= GIVEN PROBLEM =
Do not repeat pictures. Repeat exactly the lines of the listing below from its first line through the line with "TEXT = '#111111'".

::: DATA BLOCK :::

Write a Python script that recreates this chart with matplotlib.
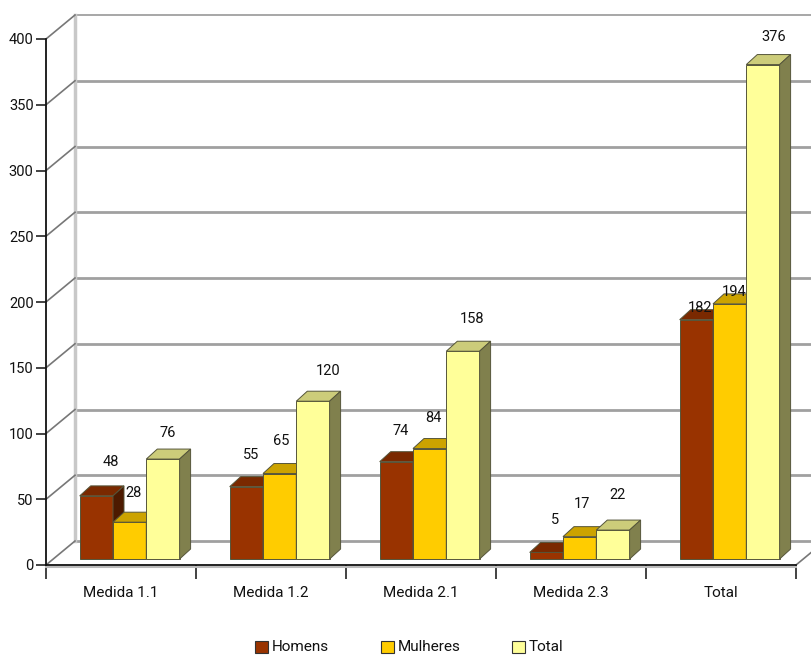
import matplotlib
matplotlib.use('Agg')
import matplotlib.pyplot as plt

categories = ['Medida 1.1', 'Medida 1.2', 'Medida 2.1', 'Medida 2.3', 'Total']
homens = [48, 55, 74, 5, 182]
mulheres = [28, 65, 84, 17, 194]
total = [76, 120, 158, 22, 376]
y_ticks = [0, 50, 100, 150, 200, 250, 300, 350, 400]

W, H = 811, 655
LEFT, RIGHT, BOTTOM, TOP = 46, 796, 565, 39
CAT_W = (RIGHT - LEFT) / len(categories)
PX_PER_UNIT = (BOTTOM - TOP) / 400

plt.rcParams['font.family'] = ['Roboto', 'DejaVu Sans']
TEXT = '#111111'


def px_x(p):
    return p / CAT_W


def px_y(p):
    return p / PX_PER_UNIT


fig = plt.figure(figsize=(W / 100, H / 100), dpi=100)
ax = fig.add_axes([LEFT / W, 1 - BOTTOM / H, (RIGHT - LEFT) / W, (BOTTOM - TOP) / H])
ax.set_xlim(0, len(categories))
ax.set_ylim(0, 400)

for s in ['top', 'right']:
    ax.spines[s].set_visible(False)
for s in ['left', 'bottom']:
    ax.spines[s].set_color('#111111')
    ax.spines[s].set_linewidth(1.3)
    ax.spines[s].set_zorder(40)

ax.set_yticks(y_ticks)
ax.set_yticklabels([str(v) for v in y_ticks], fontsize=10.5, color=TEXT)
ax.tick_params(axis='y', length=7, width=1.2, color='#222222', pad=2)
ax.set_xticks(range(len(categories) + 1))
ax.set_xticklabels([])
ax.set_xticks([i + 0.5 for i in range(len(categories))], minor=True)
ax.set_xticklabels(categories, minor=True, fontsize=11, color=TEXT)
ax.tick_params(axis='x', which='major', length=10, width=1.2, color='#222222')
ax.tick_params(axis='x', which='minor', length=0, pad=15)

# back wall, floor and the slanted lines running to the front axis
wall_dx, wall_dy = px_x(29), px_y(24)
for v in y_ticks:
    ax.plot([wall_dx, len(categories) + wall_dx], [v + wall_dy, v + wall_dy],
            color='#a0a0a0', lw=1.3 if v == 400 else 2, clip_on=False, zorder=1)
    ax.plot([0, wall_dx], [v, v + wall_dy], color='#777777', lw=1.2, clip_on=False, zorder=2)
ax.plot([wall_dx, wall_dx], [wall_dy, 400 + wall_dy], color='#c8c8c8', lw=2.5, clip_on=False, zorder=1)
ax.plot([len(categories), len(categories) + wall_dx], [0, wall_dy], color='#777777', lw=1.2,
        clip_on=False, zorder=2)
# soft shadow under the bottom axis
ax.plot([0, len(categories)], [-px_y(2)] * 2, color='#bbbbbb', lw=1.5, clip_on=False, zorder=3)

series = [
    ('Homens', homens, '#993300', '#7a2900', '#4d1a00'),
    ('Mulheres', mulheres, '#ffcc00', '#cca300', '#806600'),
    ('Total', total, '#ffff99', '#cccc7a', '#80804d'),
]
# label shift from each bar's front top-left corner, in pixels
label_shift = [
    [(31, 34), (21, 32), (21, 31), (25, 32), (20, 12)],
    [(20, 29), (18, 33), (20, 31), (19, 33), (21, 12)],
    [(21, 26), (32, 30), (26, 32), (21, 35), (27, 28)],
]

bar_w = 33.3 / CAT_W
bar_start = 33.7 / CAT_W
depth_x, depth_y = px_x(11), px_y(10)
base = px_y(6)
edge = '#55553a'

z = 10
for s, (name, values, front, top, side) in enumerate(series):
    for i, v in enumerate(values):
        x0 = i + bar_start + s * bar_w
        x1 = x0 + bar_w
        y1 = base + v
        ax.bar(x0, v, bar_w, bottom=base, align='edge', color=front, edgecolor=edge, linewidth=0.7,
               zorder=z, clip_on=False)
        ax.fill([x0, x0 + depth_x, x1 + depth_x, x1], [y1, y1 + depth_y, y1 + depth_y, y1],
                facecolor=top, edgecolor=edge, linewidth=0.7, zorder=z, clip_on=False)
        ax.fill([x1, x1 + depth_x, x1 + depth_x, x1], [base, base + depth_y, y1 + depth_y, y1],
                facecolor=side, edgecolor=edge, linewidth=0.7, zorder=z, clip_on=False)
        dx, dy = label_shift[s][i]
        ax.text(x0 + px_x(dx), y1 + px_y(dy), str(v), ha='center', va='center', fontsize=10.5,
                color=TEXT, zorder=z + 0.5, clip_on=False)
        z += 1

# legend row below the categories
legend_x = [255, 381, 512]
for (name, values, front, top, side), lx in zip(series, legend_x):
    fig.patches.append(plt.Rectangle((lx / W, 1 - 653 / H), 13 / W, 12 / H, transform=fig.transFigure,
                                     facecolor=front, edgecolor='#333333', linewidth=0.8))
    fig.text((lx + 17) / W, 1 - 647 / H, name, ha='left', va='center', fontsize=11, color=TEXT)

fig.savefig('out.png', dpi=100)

:::

= FINAL ANSWER =
Write a Python script that recreates this chart with matplotlib.
import matplotlib
matplotlib.use('Agg')
import matplotlib.pyplot as plt

categories = ['Medida 1.1', 'Medida 1.2', 'Medida 2.1', 'Medida 2.3', 'Total']
homens = [48, 55, 74, 5, 182]
mulheres = [28, 65, 84, 17, 194]
total = [76, 120, 158, 22, 376]
y_ticks = [0, 50, 100, 150, 200, 250, 300, 350, 400]

W, H = 811, 655
LEFT, RIGHT, BOTTOM, TOP = 46, 796, 565, 39
CAT_W = (RIGHT - LEFT) / len(categories)
PX_PER_UNIT = (BOTTOM - TOP) / 400

plt.rcParams['font.family'] = ['Roboto', 'DejaVu Sans']
TEXT = '#111111'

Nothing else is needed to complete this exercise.